As individual as the Type 97 looks on the outside, it all pales into insignificance when you take a peep under the hood. An entirely unique gearbox shell holds the steel gears which run on 7mm bearings ABOVE the piston and cylinder assembly. Also incorporated into the shell is the motor which sits above the cylinder pointing backwards along the length of the gun, it’s all very unusual and to be frank it would be hugely off-putting if the quality of the factory fitted components wasn’t so high. When disassembling AEGs you learn to get a feel for the quality of the factory build and nothing within this AEG made us think anything but stringent attention to detail has gone into this product. The reason for such a proprietary gearbox is to maintain the external realism to the furthest extent possible and it’s been designed cleverly and implemented well here.

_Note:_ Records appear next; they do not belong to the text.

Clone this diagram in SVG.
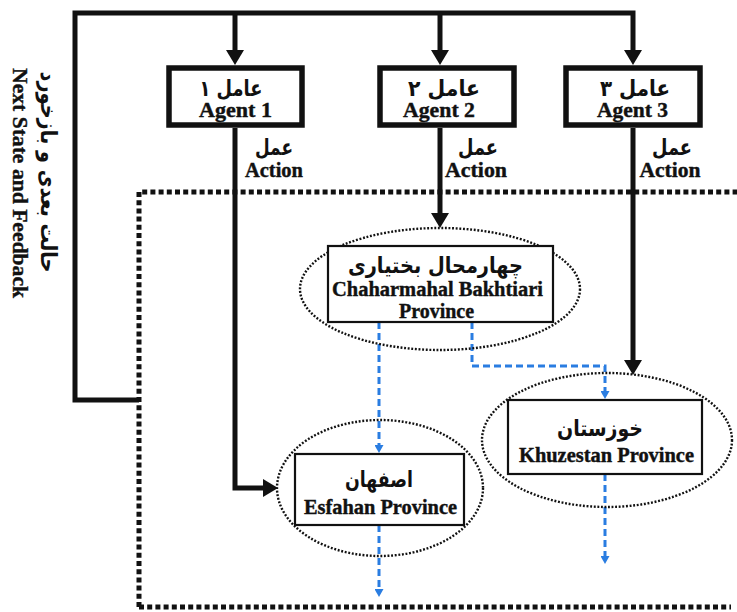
<svg xmlns="http://www.w3.org/2000/svg" width="737" height="612" viewBox="0 0 737 612">
  <style>
    .bg { fill: #ffffff; }
    .agent-box { fill: #ffffff; stroke: #111111; stroke-width: 5.5; }
    .prov-box { fill: #ffffff; stroke: #111111; stroke-width: 2.2; }
    .prov-ring { fill: none; stroke: #111111; stroke-width: 2.4; stroke-dasharray: 1.9 1.7; }
    .env { fill: none; stroke: #111111; stroke-width: 5; stroke-dasharray: 5 3.2; }
    .flow { fill: none; stroke: #111111; stroke-width: 5; stroke-linejoin: miter; }
    .trans { fill: none; stroke: #2a7de1; stroke-width: 3; stroke-dasharray: 7 4; }
    .en { font-family: "Liberation Serif", "Times New Roman", serif; font-weight: bold; font-size: 20px; fill: #111111; stroke: #111111; stroke-width: 0.4; text-anchor: middle; }
    .fa { font-family: "DejaVu Sans", "Noto Sans", sans-serif; font-weight: bold; font-size: 22px; fill: #111111; text-anchor: middle; }
  </style>
  <defs>
    <marker id="headBlack" viewBox="0 0 15 18" refX="3" refY="9" markerWidth="15" markerHeight="18" markerUnits="userSpaceOnUse" orient="auto">
      <path d="M0,0 L15,9 L0,18 Z" fill="#111111"/>
    </marker>
    <marker id="headBlue" viewBox="0 0 8 9" refX="2" refY="4.5" markerWidth="8" markerHeight="9" markerUnits="userSpaceOnUse" orient="auto">
      <path d="M0,0 L8,4.5 L0,9 Z" fill="#2a7de1"/>
    </marker>
  </defs>

  <rect class="bg" x="0" y="0" width="737" height="612"/>

  <!-- environment boundary -->
  <g id="environment">
    <path class="env" d="M139,607 V192 H737"/>
    <path class="env" d="M139,607 H731"/>
  </g>

  <!-- connectors -->
  <g id="connectors">
    <!-- next state and feedback loop -->
    <path class="flow" d="M139,400 H75 V13 H633 V53" marker-end="url(#headBlack)"/>
    <path class="flow" d="M235,13 V53" marker-end="url(#headBlack)"/>
    <path class="flow" d="M440,13 V53" marker-end="url(#headBlack)"/>
    <!-- actions -->
    <path class="flow" d="M235,128 V488 H266" marker-end="url(#headBlack)"/>
    <path class="flow" d="M440,128 V216" marker-end="url(#headBlack)"/>
    <path class="flow" d="M633,128 V363" marker-end="url(#headBlack)"/>
    <!-- transitions between provinces -->
    <path class="trans" d="M379,322 V447" marker-end="url(#headBlue)"/>
    <path class="trans" d="M472,322 V366 H605 V393" marker-end="url(#headBlue)"/>
    <path class="trans" d="M379,525 V591" marker-end="url(#headBlue)"/>
    <path class="trans" d="M605,474 V558" marker-end="url(#headBlue)"/>
  </g>

  <!-- edge labels -->
  <g id="labels">
    <text class="fa" x="274" y="155" textLength="38" lengthAdjust="spacingAndGlyphs">عمل</text>
    <text class="en" x="274" y="177" textLength="58" lengthAdjust="spacingAndGlyphs">Action</text>
    <text class="fa" x="478" y="155" textLength="40" lengthAdjust="spacingAndGlyphs">عمل</text>
    <text class="en" x="476" y="177" textLength="62" lengthAdjust="spacingAndGlyphs">Action</text>
    <text class="fa" x="672" y="155" textLength="40" lengthAdjust="spacingAndGlyphs">عمل</text>
    <text class="en" x="670" y="177" textLength="61" lengthAdjust="spacingAndGlyphs">Action</text>
    <text class="fa" transform="translate(41,172) rotate(90)" textLength="201" lengthAdjust="spacingAndGlyphs">حالت بعدی و بازخورد</text>
    <text class="en" transform="translate(13,183) rotate(90)" textLength="230" lengthAdjust="spacingAndGlyphs">Next State and Feedback</text>
  </g>

  <!-- agents -->
  <g id="agent1">
    <rect class="agent-box" x="169" y="68" width="133" height="57"/>
    <text class="fa" x="231" y="96" textLength="63" lengthAdjust="spacingAndGlyphs">عامل ۱</text>
    <text class="en" x="235.5" y="117" textLength="73" lengthAdjust="spacingAndGlyphs">Agent 1</text>
  </g>
  <g id="agent2">
    <rect class="agent-box" x="380" y="68" width="134" height="57"/>
    <text class="fa" x="444" y="96" textLength="72" lengthAdjust="spacingAndGlyphs">عامل ۲</text>
    <text class="en" x="439" y="117" textLength="72" lengthAdjust="spacingAndGlyphs">Agent 2</text>
  </g>
  <g id="agent3">
    <rect class="agent-box" x="566" y="68" width="134" height="57"/>
    <text class="fa" x="635" y="96" textLength="70" lengthAdjust="spacingAndGlyphs">عامل ۳</text>
    <text class="en" x="632.5" y="117" textLength="71" lengthAdjust="spacingAndGlyphs">Agent 3</text>
  </g>

  <!-- provinces -->
  <g id="chaharmahal">
    <ellipse class="prov-ring" cx="440" cy="289" rx="140" ry="61"/>
    <rect class="prov-box" x="328" y="246" width="225" height="76"/>
    <text class="fa" x="435.5" y="273" font-size="21" textLength="175" lengthAdjust="spacingAndGlyphs">چهارمحال بختیاری</text>
    <text class="en" x="437.5" y="296" textLength="211" lengthAdjust="spacingAndGlyphs">Chaharmahal Bakhtiari</text>
    <text class="en" x="436.5" y="318" textLength="75" lengthAdjust="spacingAndGlyphs">Province</text>
  </g>
  <g id="esfahan">
    <ellipse class="prov-ring" cx="380" cy="488" rx="103" ry="68"/>
    <rect class="prov-box" x="295" y="454" width="169" height="71"/>
    <text class="fa" x="379" y="487" textLength="68" lengthAdjust="spacingAndGlyphs">اصفهان</text>
    <text class="en" x="380.5" y="514" textLength="153" lengthAdjust="spacingAndGlyphs">Esfahan Province</text>
  </g>
  <g id="khuzestan">
    <ellipse class="prov-ring" cx="607" cy="440" rx="125" ry="67"/>
    <rect class="prov-box" x="508" y="400" width="194" height="74"/>
    <text class="fa" x="600" y="436" textLength="86" lengthAdjust="spacingAndGlyphs">خوزستان</text>
    <text class="en" x="606.5" y="462" textLength="175" lengthAdjust="spacingAndGlyphs">Khuzestan Province</text>
  </g>
</svg>
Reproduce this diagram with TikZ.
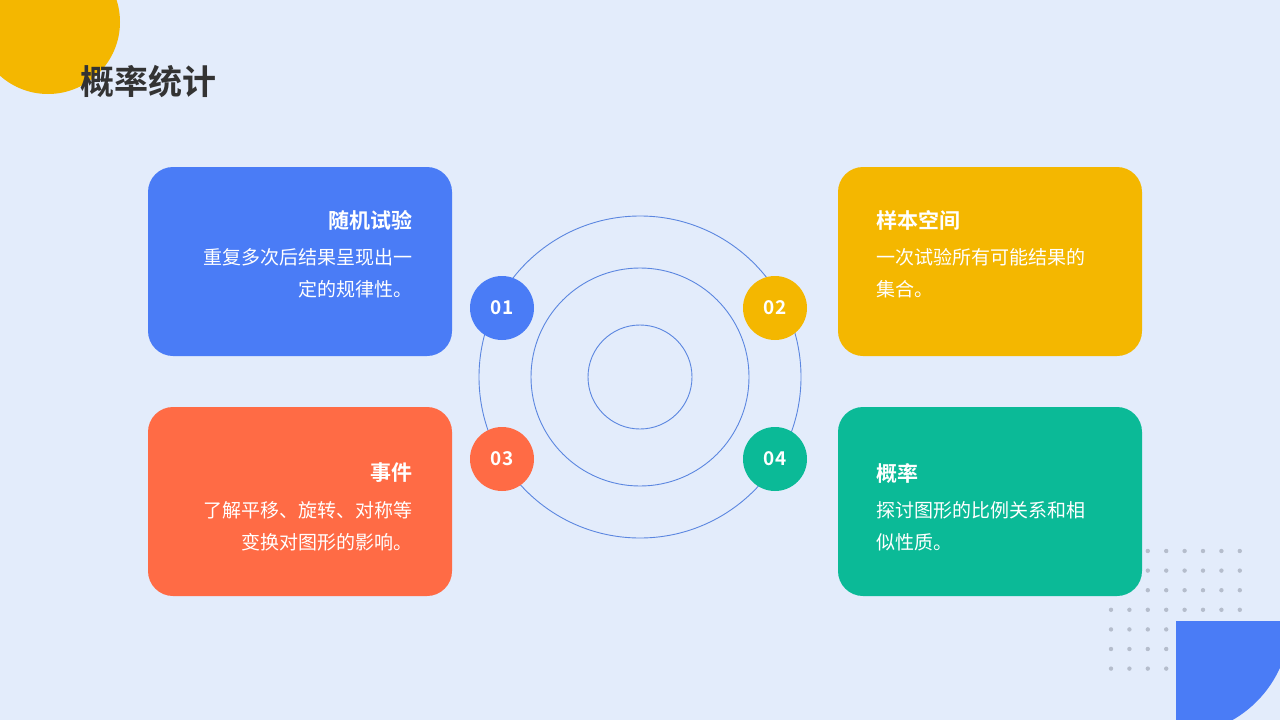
\documentclass[tikz,border=0pt]{standalone}
\usepackage{fontspec}
\setmainfont{Noto Sans CJK SC}
\newfontfamily\cjkb{Noto Sans CJK SC Bold}
\definecolor{bg}{HTML}{E3ECFB}
\definecolor{cblue}{HTML}{4A7CF6}
\definecolor{cyel}{HTML}{F4B700}
\definecolor{cred}{HTML}{FF6B45}
\definecolor{cgreen}{HTML}{0BBA97}
\definecolor{ring}{HTML}{5B86E0}
\definecolor{dotc}{HTML}{B5BDCC}
\begin{document}
\begin{tikzpicture}[x=1pt,y=-1pt,
  card/.style={rounded corners=25pt,minimum width=304pt,minimum height=189pt,inner sep=0pt},
  num/.style={circle,minimum size=64pt,inner sep=0pt,text=white,font=\cjkb\fontsize{19}{19}\selectfont},
  ttl/.style={text=white,font=\cjkb\fontsize{21}{21}\selectfont,inner sep=0pt},
  body/.style={text=white,font=\fontsize{19}{32}\selectfont,inner sep=0pt}]
\fill[bg] (0,0) rectangle (1280,720);
\useasboundingbox (0,0) rectangle (1280,720);
\fill[cyel] (48,22) circle (72);
\node[anchor=west,text=black!80,font=\cjkb\fontsize{34}{34}\selectfont,inner sep=0pt] (title) at (80,82) {概率统计};
% dots
\foreach \i in {0,...,7}{\foreach \j in {0,...,6}{\fill[dotc] (1111+18.4*\i,551+19.6*\j) circle (2.2);}}
\fill[cblue] (1176,720) -- (1176,621) -- (1290,621) arc[start angle=0,end angle=-90,x radius=114,y radius=-114] -- cycle;
% rings
\draw[ring,line width=0.9pt] (640,377) circle (52) (640,377) circle (109) (640,377) circle (161);
% cards
\node[card,fill=cblue] (c1) at (300,261.5) {};
\node[card,fill=cred] (c3) at (300,501.5) {};
\node[card,fill=cyel] (c2) at (990,261.5) {};
\node[card,fill=cgreen] (c4) at (990,501.5) {};
\node[ttl,anchor=east] (t1) at (413,220) {随机试验};
\node[body,anchor=north east,align=right] (b1) at (413,248) {重复多次后结果呈现出一\\定的规律性。};
\node[ttl,anchor=east] (t3) at (413,473) {事件};
\node[body,anchor=north east,align=right] (b3) at (413,501) {了解平移、旋转、对称等\\变换对图形的影响。};
\node[ttl,anchor=west] (t2) at (876,220) {样本空间};
\node[body,anchor=north west,align=left] (b2) at (876,248) {一次试验所有可能结果的\\集合。};
\node[ttl,anchor=west] (t4) at (876,473) {概率};
\node[body,anchor=north west,align=left] (b4) at (876,501) {探讨图形的比例关系和相\\似性质。};
\node[num,fill=cblue] (n1) at (502,308) {01};
\node[num,fill=cyel] (n2) at (775,308) {02};
\node[num,fill=cred] (n3) at (502,459) {03};
\node[num,fill=cgreen] (n4) at (775,459) {04};
\end{tikzpicture}
\end{document}
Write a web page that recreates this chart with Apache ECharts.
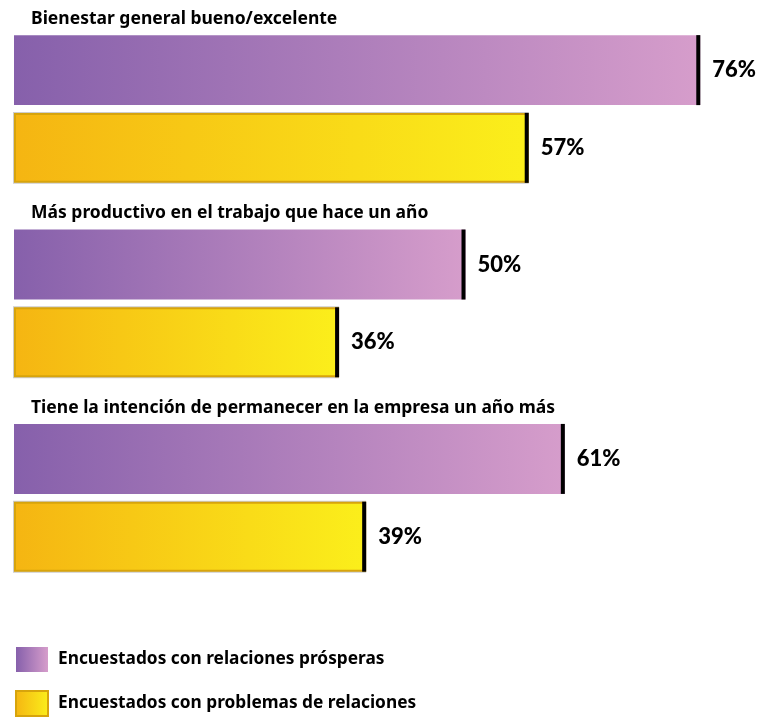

Another major part of the internal portion of the gun is the hop unit, another unique design that is screwed firmly to the chassis of the gun, something that encourages consistency when firing by stabilising the inner barrel and keeping the seal between the air nozzle and hop unit tight from shot to shot. It’s adjusted using a wheel accessed through the ejection port of the gun and has a solid, slack-free feel, with a huge range of adjustment to allow you to squeeze maximum range out of your chosen ammo. It is possible to choke up the barrel with the hop on full, so take care when adjusting to avoid damage to the hop rubbers or gearbox.
Satisfied with our analysis of the gun as a whole, it was time to put it to the test on the chrono to find out how all these parts worked together. Given this gun’s origins, it’s no surprise that the velocity it was spitting out BBs was a little lacklustre compared to some. Over ten shots it ranged between 296 and 307fps on a .2 BB but thanks to the quick change spring design, high quality internals and readily accessible gearbox it’s quite literally a 5 minute job to throw a stronger spring into the gun. The included magazine also fed flawlessly at 682 rounds per minute when using a 7.4v Lipo and Excel .2g BBs, although we did encounter a couple of jams with G&G branded BBs.
Whilst the Real Sword Type 97 isn’t exactly a “go to” choice in terms of what it replicates it’s a very, very high quality AEG. It’s not going to appeal to many airsofters, perhaps taking influence from what can be seen in the media, the news and in movies, and since it’s not technically a military gun (remember, that’s the Type 95) it might not suit the die-hard re-enactor type.
Aside from it being a replica of a somewhat obscure gun, which when we gather some perspective on the matter, is the only real downside, the Real Sword Type 97 is a beautifully made piece of kit. Real Sword haven’t got sidetracked by adding bells and whistles, they simply made one of the best AEGs I’ve handled, in terms of build quality, design and faithfulness as a replica, it’s copied 1:1, warts and all.
FPS average: 301.2fps on .2g BB – Moderate but sensible!
ROF average: 682rpm or 11.3rps on 7.4v – Going Steady!
Overall Length: 760mm – Positively stumpy!
Weight: 3.5kg – A solid heft!
Extras: 1x mid-cap magazine, multi-piece cleaning rod, dummy oil can – Just the basics.
Price: Around £410 from Landwarrior Airsoft
At a Glance…
External Parts = 5
Internal Parts = 5
Performance = 3
Field Testing = 3
Good Stuff – Beautifully made, accurate replica, easy to work on gearbox, very unique.
Not-so-good Stuff – Awkward ergonomics, restricted battery space, may be hard to find spares.